Updated guidance following minor review in early 2016.

Updates include:

  • Acute sore throat: removal of Centor criteria and replacement with FeverPAIN score.
  • Acute otitis externa: minor word change (refer to exclude malignant OE).
  • Acute cough/bronchitis: minor word change (consider CRP test if antibiotic being considered).
  • UTI in adults: change of pivmecillinam dose for acute uncomplicated UTI to 200mg TDS, or 400mg TDS if resistance risk.
  • Oral candidiasis: wording clarified, and dose of oral fluconazole corrected to 50mg OD, or 100mg OD if HIV or immunosuppression.

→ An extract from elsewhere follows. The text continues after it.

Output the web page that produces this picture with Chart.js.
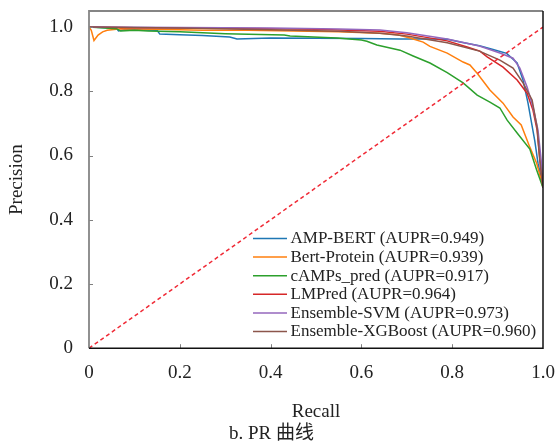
<!DOCTYPE html>
<html><head><meta charset="utf-8">
<script src="https://cdn.jsdelivr.net/npm/chart.js@4/dist/chart.umd.min.js"></script>
<style>html,body{margin:0;padding:0;background:#fff}#wrap{width:556px;height:443px}</style>
</head><body><div id="wrap"><canvas id="c" width="556" height="443"></canvas></div>
<script>
// ---- data ----
const modelNames = ['AMP-BERT', 'Bert-Protein', 'cAMPs_pred', 'LMPred', 'Ensemble-SVM', 'Ensemble-XGBoost'];
const auprValues = ['0.949', '0.939', '0.917', '0.964', '0.973', '0.960'];

const recallAmpBert    = [0, 0.06, 0.065, 0.08, 0.15, 0.156, 0.2, 0.25, 0.31, 0.326, 0.4, 0.5, 0.6, 0.685, 0.75, 0.789, 0.82, 0.86, 0.89, 0.92, 0.943, 0.956, 0.967, 0.975, 0.982, 0.989, 0.996, 1.0];
const precisionAmpBert = [1.0, 0.997, 0.988, 0.992, 0.99, 0.978, 0.976, 0.974, 0.969, 0.963, 0.966, 0.965, 0.964, 0.963, 0.963, 0.962, 0.953, 0.942, 0.93, 0.918, 0.888, 0.835, 0.763, 0.70, 0.645, 0.576, 0.53, 0.50];

const recallBertProtein    = [0, 0.005, 0.011, 0.02, 0.03, 0.04, 0.07, 0.15, 0.25, 0.35, 0.45, 0.55, 0.64, 0.68, 0.707, 0.736, 0.751, 0.789, 0.824, 0.839, 0.855, 0.883, 0.912, 0.934, 0.952, 0.971, 0.986, 0.995, 1.0];
const precisionBertProtein = [1.0, 0.99, 0.958, 0.975, 0.985, 0.99, 0.995, 0.993, 0.99, 0.99, 0.988, 0.985, 0.981, 0.976, 0.966, 0.953, 0.940, 0.919, 0.891, 0.882, 0.856, 0.804, 0.763, 0.72, 0.695, 0.626, 0.576, 0.53, 0.50];

const recallCampsPred    = [0, 0.06, 0.07, 0.1, 0.13, 0.2, 0.3, 0.43, 0.443, 0.546, 0.6, 0.612, 0.634, 0.685, 0.714, 0.751, 0.789, 0.824, 0.855, 0.883, 0.905, 0.921, 0.943, 0.971, 0.986, 1.0];
const precisionCampsPred = [1.0, 0.995, 0.988, 0.99, 0.988, 0.985, 0.979, 0.975, 0.972, 0.966, 0.96, 0.956, 0.944, 0.928, 0.910, 0.888, 0.858, 0.826, 0.788, 0.766, 0.748, 0.71, 0.67, 0.62, 0.555, 0.50];

const recallLmpred    = [0, 0.1, 0.3, 0.5, 0.64, 0.7, 0.789, 0.833, 0.861, 0.877, 0.912, 0.943, 0.965, 0.978, 0.987, 0.993, 1.0];
const precisionLmpred = [1.0, 0.998, 0.996, 0.993, 0.987, 0.978, 0.957, 0.938, 0.925, 0.907, 0.875, 0.835, 0.794, 0.741, 0.679, 0.586, 0.50];

const recallEnsSvm    = [0, 0.2, 0.4, 0.55, 0.641, 0.7, 0.789, 0.86, 0.905, 0.934, 0.949, 0.965, 0.978, 0.989, 0.996, 1.0];
const precisionEnsSvm = [1.0, 0.999, 0.997, 0.994, 0.991, 0.982, 0.963, 0.941, 0.919, 0.903, 0.872, 0.813, 0.751, 0.679, 0.586, 0.50];

const recallEnsXgb    = [0, 0.2, 0.4, 0.55, 0.641, 0.7, 0.789, 0.86, 0.905, 0.934, 0.956, 0.976, 0.987, 0.993, 1.0];
const precisionEnsXgb = [1.0, 0.997, 0.992, 0.987, 0.981, 0.972, 0.951, 0.925, 0.897, 0.872, 0.826, 0.773, 0.688, 0.586, 0.50];

const baselineRecall    = [0, 1];
const baselinePrecision = [0, 1];

const xTicks = [0, 0.2, 0.4, 0.6, 0.8, 1.0];
const yTicks = [0, 0.2, 0.4, 0.6, 0.8, 1.0];

// ---- styles ----
const seriesColors = ['#1f77b4', '#ff7f0e', '#2ca02c', '#d62728', '#9467bd', '#8c564b'];
const FONT = '"Liberation Serif", "Times New Roman", "Noto Sans CJK SC", serif';
const TEXT = '#222';

const toPoints = (xs, ys) => xs.map((x, i) => ({x, y: ys[i]}));
const seriesRecall = [recallAmpBert, recallBertProtein, recallCampsPred, recallLmpred, recallEnsSvm, recallEnsXgb];
const seriesPrecision = [precisionAmpBert, precisionBertProtein, precisionCampsPred, precisionLmpred, precisionEnsSvm, precisionEnsXgb];

const datasets = modelNames.map((n, i) => ({
  label: `${n} (AUPR=${auprValues[i]})`,
  data: toPoints(seriesRecall[i], seriesPrecision[i]),
  borderColor: seriesColors[i],
  backgroundColor: seriesColors[i],
  borderWidth: 1.5,
  showLine: true,
  pointRadius: 0,
  tension: 0,
  order: 10 - i
}));
datasets.push({
  label: 'baseline',
  data: toPoints(baselineRecall, baselinePrecision),
  borderColor: '#f02a36',
  borderWidth: 1.5,
  borderDash: [4, 3],
  showLine: true,
  pointRadius: 0,
  order: 0
});

const framePlugin = {
  id: 'frame',
  afterDatasetsDraw(chart) {
    const {ctx, chartArea: a, scales} = chart;
    ctx.save();
    ctx.strokeStyle = '#808080';
    ctx.lineWidth = 1;
    xTicks.forEach(v => {
      if (v === 0 || v === 1) return;
      const px = Math.round(scales.x.getPixelForValue(v)) + 0.5;
      ctx.beginPath(); ctx.moveTo(px, a.bottom); ctx.lineTo(px, a.bottom - 4); ctx.stroke();
    });
    yTicks.forEach(v => {
      if (v === 0) return;
      const py = Math.round(scales.y.getPixelForValue(v)) + 0.5;
      ctx.beginPath(); ctx.moveTo(a.left, py); ctx.lineTo(a.left + 4, py); ctx.stroke();
    });
    ctx.lineWidth = 1.8;
    ctx.strokeStyle = '#858585';
    ctx.beginPath(); ctx.moveTo(a.left, a.bottom); ctx.lineTo(a.left, a.top); ctx.lineTo(a.right, a.top); ctx.stroke();
    ctx.strokeStyle = '#111';
    ctx.lineWidth = 1.5;
    ctx.beginPath(); ctx.moveTo(a.left, a.bottom); ctx.lineTo(a.right, a.bottom); ctx.lineTo(a.right, a.top); ctx.stroke();
    ctx.restore();
  },
  afterDraw(chart) {
    const {ctx, chartArea: a} = chart;
    ctx.save();
    ctx.font = '17px ' + FONT;
    ctx.textBaseline = 'middle';
    ctx.textAlign = 'left';
    chart.data.datasets.slice(0, modelNames.length).forEach((ds, i) => {
      const y = a.top + 227.5 + i * 18.6;
      ctx.strokeStyle = ds.borderColor;
      ctx.lineWidth = 1.5;
      ctx.beginPath(); ctx.moveTo(a.left + 164, y); ctx.lineTo(a.left + 198, y); ctx.stroke();
      ctx.fillStyle = TEXT;
      ctx.fillText(ds.label, a.left + 201.5, y + 0.5);
    });
    ctx.restore();
  }
};

new Chart(document.getElementById('c'), {
  type: 'scatter',
  data: {datasets},
  plugins: [framePlugin],
  options: {
    responsive: false,
    animation: false,
    devicePixelRatio: 1,
    layout: {padding: {left: 0, right: 13, top: 11, bottom: 0}},
    plugins: {
      legend: {display: false},
      tooltip: {enabled: false},
      title: {
        display: true,
        text: 'b. PR 曲线',
        position: 'bottom',
        color: TEXT,
        font: {family: FONT, size: 19, weight: 'normal', lineHeight: 1.2},
        padding: {top: 2, bottom: -2}
      }
    },
    scales: {
      x: {
        type: 'linear',
        min: 0, max: 1,
        afterBuildTicks: s => { s.ticks = xTicks.map(v => ({value: v})); },
        afterFit: s => { s.height = 72; s.paddingLeft = 0; s.paddingRight = 0; },
        grid: {display: false, drawTicks: false},
        border: {display: false},
        ticks: {
          color: TEXT,
          font: {family: FONT, size: 19},
          padding: 13,
          maxRotation: 0,
          callback: v => v === 0 ? '0' : v.toFixed(1)
        },
        title: {display: true, text: 'Recall', color: TEXT, font: {family: FONT, size: 19}, padding: {top: 0, bottom: -3}}
      },
      y: {
        type: 'linear',
        min: 0, max: 1.05,
        afterBuildTicks: s => { s.ticks = yTicks.map(v => ({value: v})); },
        afterFit: s => { s.width = 89; s.paddingTop = 0; s.paddingBottom = 0; },
        grid: {display: false, drawTicks: false},
        border: {display: false},
        ticks: {
          color: TEXT,
          font: {family: FONT, size: 19},
          padding: 16,
          callback: v => v === 0 ? '0' : v.toFixed(1)
        },
        title: {display: true, text: 'Precision', color: TEXT, font: {family: FONT, size: 19}, padding: {top: 6, bottom: 0}}
      }
    }
  }
});
</script>
</body></html>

  • Eradication of Helicobacter pylori: as De-Noltab may no longer be available in the UK, Bismuth Subsalicylate (Pepto-Bismol) at a dose of 525mg QDS in penicillin allergic patients with previous clarithromycin has been added.

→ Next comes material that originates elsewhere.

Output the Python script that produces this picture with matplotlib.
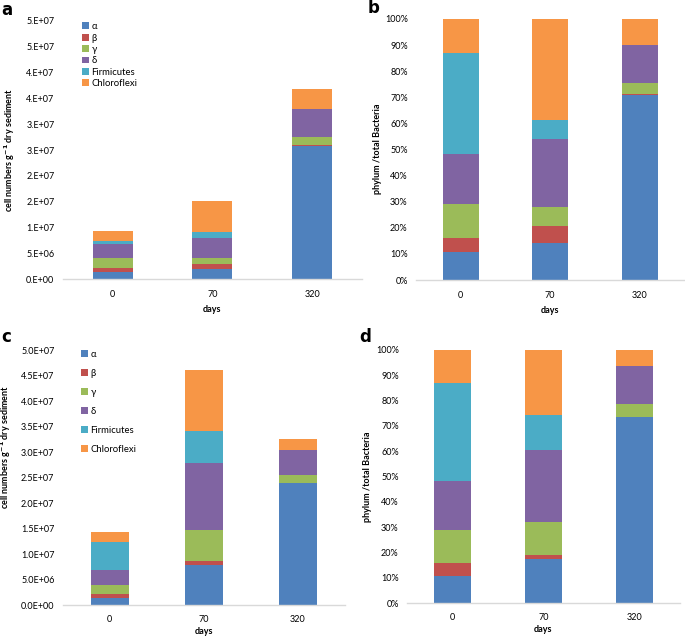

  • Epididymitis: epididymitis has been separate from Chlamydia trachomatis or urethritis in both summary table and references.
  • Gonorrhoea: section on gonorrhoea has been added, with associated references and rationale, due to increasing risk of antimicrobial resistance and recommendations from experts in the field.
  • Pelvic inflammatory disease: wording clarified (resistance to quinolones is high), and drug or dosing changes (metronidazole PLUS ofloxacin or doxycycline. If high risk of gonorrhoea ADD ceftriaxone).
  • MRSA: section removed in both summary table and references. Rationale for this is that MRSA is now decreasing, and GPs usually contact a microbiologist for advice and should not be prescribing empirically. Sentence added next to ‘Skin Infections@ title with a link to the PHE MRSA Quick Reference Guide.
  • Cellulitis: wording modified to be in line with national guidance. Cellulitis treatment now based on severity: Class I, Class II, Class III illness, and if on statins: doxycycline 200mg stat then 100mg OD.
  • Dental abscess: wording changed (if severe: refer to hospital; spreading infection or allergy: metronidazole; all up to 5 days, review at 3 days). Information added under rationale regarding reason for using higher dose of metronidazole. References added under metronidazole rationale for using higher dose (Lewis et al, 2000; Cudmore et al, 2004; eMC Medicine, 2014; Pahkla et al, 2005; Lamp et al, 1999; Wexler. 2015; Poulet et al, 2005). Changes were made due to differences between PHE 400mg TDS dosage and BNF 200mg TDS dosage of metronidazole. Dental abscess rationale has been modified to clarify 3 days treatment and review.

All changes are accompanied by appropriate changes to references and rationale.